◆ **WRITTEN EXERCISE**
Restate the full listing word for word and leave the pictures out.

◆ **DATASET EXCERPT**
● ● ● ● ●

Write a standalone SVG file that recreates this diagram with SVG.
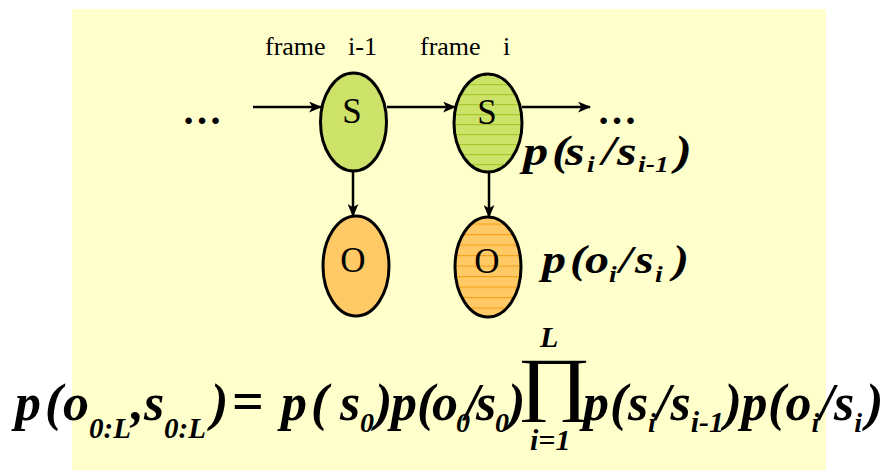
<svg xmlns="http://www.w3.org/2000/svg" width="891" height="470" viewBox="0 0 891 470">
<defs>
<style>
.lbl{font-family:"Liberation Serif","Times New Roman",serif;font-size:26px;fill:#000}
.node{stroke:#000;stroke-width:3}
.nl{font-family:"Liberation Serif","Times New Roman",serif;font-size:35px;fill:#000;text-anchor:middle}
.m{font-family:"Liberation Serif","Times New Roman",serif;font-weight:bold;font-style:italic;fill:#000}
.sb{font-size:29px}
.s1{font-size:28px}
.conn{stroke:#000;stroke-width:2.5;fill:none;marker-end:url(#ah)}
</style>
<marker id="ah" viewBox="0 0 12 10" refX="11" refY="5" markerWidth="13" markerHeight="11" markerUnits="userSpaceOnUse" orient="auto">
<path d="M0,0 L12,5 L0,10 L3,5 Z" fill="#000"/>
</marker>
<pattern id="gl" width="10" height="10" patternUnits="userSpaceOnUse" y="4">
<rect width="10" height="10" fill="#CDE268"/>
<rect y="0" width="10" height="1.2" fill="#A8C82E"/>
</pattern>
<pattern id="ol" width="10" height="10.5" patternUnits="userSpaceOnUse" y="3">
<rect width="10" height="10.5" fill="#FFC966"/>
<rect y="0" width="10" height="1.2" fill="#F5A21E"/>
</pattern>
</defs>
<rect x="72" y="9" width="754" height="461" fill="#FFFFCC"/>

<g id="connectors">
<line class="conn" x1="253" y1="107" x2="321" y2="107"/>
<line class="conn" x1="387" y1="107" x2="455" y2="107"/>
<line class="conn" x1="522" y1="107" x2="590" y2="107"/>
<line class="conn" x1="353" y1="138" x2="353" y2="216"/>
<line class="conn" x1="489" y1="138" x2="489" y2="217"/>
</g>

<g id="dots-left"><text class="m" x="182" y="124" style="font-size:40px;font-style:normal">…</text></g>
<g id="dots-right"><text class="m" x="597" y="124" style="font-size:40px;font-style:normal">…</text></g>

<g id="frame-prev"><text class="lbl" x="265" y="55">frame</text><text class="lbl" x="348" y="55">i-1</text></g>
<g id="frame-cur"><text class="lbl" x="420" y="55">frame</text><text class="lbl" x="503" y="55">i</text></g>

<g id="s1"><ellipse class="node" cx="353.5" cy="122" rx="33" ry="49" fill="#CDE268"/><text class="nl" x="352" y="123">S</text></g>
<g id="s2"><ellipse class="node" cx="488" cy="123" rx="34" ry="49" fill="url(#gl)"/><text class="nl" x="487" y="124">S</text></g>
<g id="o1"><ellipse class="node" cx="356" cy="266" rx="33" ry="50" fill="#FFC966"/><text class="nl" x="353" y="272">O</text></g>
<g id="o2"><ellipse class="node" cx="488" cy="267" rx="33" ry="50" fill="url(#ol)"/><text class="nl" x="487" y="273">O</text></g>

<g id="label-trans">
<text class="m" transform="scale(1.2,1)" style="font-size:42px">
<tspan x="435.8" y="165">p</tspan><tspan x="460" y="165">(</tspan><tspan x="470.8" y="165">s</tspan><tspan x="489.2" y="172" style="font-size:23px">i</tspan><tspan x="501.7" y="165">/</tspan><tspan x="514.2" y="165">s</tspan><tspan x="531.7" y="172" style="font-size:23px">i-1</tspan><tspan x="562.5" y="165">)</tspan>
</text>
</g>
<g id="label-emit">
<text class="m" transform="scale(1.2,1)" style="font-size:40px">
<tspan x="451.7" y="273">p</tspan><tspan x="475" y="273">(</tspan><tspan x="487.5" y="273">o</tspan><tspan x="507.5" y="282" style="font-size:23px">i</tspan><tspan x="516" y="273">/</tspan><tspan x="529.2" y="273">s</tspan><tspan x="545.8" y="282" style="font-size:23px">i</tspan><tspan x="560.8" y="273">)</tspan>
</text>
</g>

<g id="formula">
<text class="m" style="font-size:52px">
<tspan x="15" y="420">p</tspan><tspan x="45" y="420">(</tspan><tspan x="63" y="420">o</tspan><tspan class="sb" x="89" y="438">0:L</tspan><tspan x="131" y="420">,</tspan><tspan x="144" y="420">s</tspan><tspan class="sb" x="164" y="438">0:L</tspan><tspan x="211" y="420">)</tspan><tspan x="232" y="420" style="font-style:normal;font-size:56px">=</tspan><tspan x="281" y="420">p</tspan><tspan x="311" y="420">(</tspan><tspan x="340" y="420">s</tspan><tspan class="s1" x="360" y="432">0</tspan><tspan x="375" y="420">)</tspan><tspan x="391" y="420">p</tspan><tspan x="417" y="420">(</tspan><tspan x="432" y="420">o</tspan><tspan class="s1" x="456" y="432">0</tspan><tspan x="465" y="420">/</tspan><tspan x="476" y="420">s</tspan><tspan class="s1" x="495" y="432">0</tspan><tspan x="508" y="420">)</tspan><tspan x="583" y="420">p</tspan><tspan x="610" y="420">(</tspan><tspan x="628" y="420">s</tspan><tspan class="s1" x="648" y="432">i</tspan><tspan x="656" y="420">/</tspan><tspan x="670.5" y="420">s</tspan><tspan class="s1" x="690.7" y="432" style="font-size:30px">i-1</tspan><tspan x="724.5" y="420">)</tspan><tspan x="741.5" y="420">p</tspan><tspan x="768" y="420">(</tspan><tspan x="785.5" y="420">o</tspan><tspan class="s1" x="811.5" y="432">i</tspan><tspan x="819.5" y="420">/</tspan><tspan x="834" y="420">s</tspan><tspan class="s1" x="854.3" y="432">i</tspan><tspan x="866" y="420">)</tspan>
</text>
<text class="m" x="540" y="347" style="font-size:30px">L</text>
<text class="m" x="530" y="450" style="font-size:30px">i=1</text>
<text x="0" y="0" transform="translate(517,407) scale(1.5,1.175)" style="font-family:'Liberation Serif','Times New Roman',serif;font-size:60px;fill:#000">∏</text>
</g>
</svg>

● ● ● ● ●

◆ **ANSWER TO THIS PROBLEM**
Write a standalone SVG file that recreates this diagram with SVG.
<svg xmlns="http://www.w3.org/2000/svg" width="891" height="470" viewBox="0 0 891 470">
<defs>
<style>
.lbl{font-family:"Liberation Serif","Times New Roman",serif;font-size:26px;fill:#000}
.node{stroke:#000;stroke-width:3}
.nl{font-family:"Liberation Serif","Times New Roman",serif;font-size:35px;fill:#000;text-anchor:middle}
.m{font-family:"Liberation Serif","Times New Roman",serif;font-weight:bold;font-style:italic;fill:#000}
.sb{font-size:29px}
.s1{font-size:28px}
.conn{stroke:#000;stroke-width:2.5;fill:none;marker-end:url(#ah)}
</style>
<marker id="ah" viewBox="0 0 12 10" refX="11" refY="5" markerWidth="13" markerHeight="11" markerUnits="userSpaceOnUse" orient="auto">
<path d="M0,0 L12,5 L0,10 L3,5 Z" fill="#000"/>
</marker>
<pattern id="gl" width="10" height="10" patternUnits="userSpaceOnUse" y="4">
<rect width="10" height="10" fill="#CDE268"/>
<rect y="0" width="10" height="1.2" fill="#A8C82E"/>
</pattern>
<pattern id="ol" width="10" height="10.5" patternUnits="userSpaceOnUse" y="3">
<rect width="10" height="10.5" fill="#FFC966"/>
<rect y="0" width="10" height="1.2" fill="#F5A21E"/>
</pattern>
</defs>
<rect x="72" y="9" width="754" height="461" fill="#FFFFCC"/>

<g id="connectors">
<line class="conn" x1="253" y1="107" x2="321" y2="107"/>
<line class="conn" x1="387" y1="107" x2="455" y2="107"/>
<line class="conn" x1="522" y1="107" x2="590" y2="107"/>
<line class="conn" x1="353" y1="138" x2="353" y2="216"/>
<line class="conn" x1="489" y1="138" x2="489" y2="217"/>
</g>

<g id="dots-left"><text class="m" x="182" y="124" style="font-size:40px;font-style:normal">…</text></g>
<g id="dots-right"><text class="m" x="597" y="124" style="font-size:40px;font-style:normal">…</text></g>

<g id="frame-prev"><text class="lbl" x="265" y="55">frame</text><text class="lbl" x="348" y="55">i-1</text></g>
<g id="frame-cur"><text class="lbl" x="420" y="55">frame</text><text class="lbl" x="503" y="55">i</text></g>

<g id="s1"><ellipse class="node" cx="353.5" cy="122" rx="33" ry="49" fill="#CDE268"/><text class="nl" x="352" y="123">S</text></g>
<g id="s2"><ellipse class="node" cx="488" cy="123" rx="34" ry="49" fill="url(#gl)"/><text class="nl" x="487" y="124">S</text></g>
<g id="o1"><ellipse class="node" cx="356" cy="266" rx="33" ry="50" fill="#FFC966"/><text class="nl" x="353" y="272">O</text></g>
<g id="o2"><ellipse class="node" cx="488" cy="267" rx="33" ry="50" fill="url(#ol)"/><text class="nl" x="487" y="273">O</text></g>

<g id="label-trans">
<text class="m" transform="scale(1.2,1)" style="font-size:42px">
<tspan x="435.8" y="165">p</tspan><tspan x="460" y="165">(</tspan><tspan x="470.8" y="165">s</tspan><tspan x="489.2" y="172" style="font-size:23px">i</tspan><tspan x="501.7" y="165">/</tspan><tspan x="514.2" y="165">s</tspan><tspan x="531.7" y="172" style="font-size:23px">i-1</tspan><tspan x="562.5" y="165">)</tspan>
</text>
</g>
<g id="label-emit">
<text class="m" transform="scale(1.2,1)" style="font-size:40px">
<tspan x="451.7" y="273">p</tspan><tspan x="475" y="273">(</tspan><tspan x="487.5" y="273">o</tspan><tspan x="507.5" y="282" style="font-size:23px">i</tspan><tspan x="516" y="273">/</tspan><tspan x="529.2" y="273">s</tspan><tspan x="545.8" y="282" style="font-size:23px">i</tspan><tspan x="560.8" y="273">)</tspan>
</text>
</g>

<g id="formula">
<text class="m" style="font-size:52px">
<tspan x="15" y="420">p</tspan><tspan x="45" y="420">(</tspan><tspan x="63" y="420">o</tspan><tspan class="sb" x="89" y="438">0:L</tspan><tspan x="131" y="420">,</tspan><tspan x="144" y="420">s</tspan><tspan class="sb" x="164" y="438">0:L</tspan><tspan x="211" y="420">)</tspan><tspan x="232" y="420" style="font-style:normal;font-size:56px">=</tspan><tspan x="281" y="420">p</tspan><tspan x="311" y="420">(</tspan><tspan x="340" y="420">s</tspan><tspan class="s1" x="360" y="432">0</tspan><tspan x="375" y="420">)</tspan><tspan x="391" y="420">p</tspan><tspan x="417" y="420">(</tspan><tspan x="432" y="420">o</tspan><tspan class="s1" x="456" y="432">0</tspan><tspan x="465" y="420">/</tspan><tspan x="476" y="420">s</tspan><tspan class="s1" x="495" y="432">0</tspan><tspan x="508" y="420">)</tspan><tspan x="583" y="420">p</tspan><tspan x="610" y="420">(</tspan><tspan x="628" y="420">s</tspan><tspan class="s1" x="648" y="432">i</tspan><tspan x="656" y="420">/</tspan><tspan x="670.5" y="420">s</tspan><tspan class="s1" x="690.7" y="432" style="font-size:30px">i-1</tspan><tspan x="724.5" y="420">)</tspan><tspan x="741.5" y="420">p</tspan><tspan x="768" y="420">(</tspan><tspan x="785.5" y="420">o</tspan><tspan class="s1" x="811.5" y="432">i</tspan><tspan x="819.5" y="420">/</tspan><tspan x="834" y="420">s</tspan><tspan class="s1" x="854.3" y="432">i</tspan><tspan x="866" y="420">)</tspan>
</text>
<text class="m" x="540" y="347" style="font-size:30px">L</text>
<text class="m" x="530" y="450" style="font-size:30px">i=1</text>
<text x="0" y="0" transform="translate(517,407) scale(1.5,1.175)" style="font-family:'Liberation Serif','Times New Roman',serif;font-size:60px;fill:#000">∏</text>
</g>
</svg>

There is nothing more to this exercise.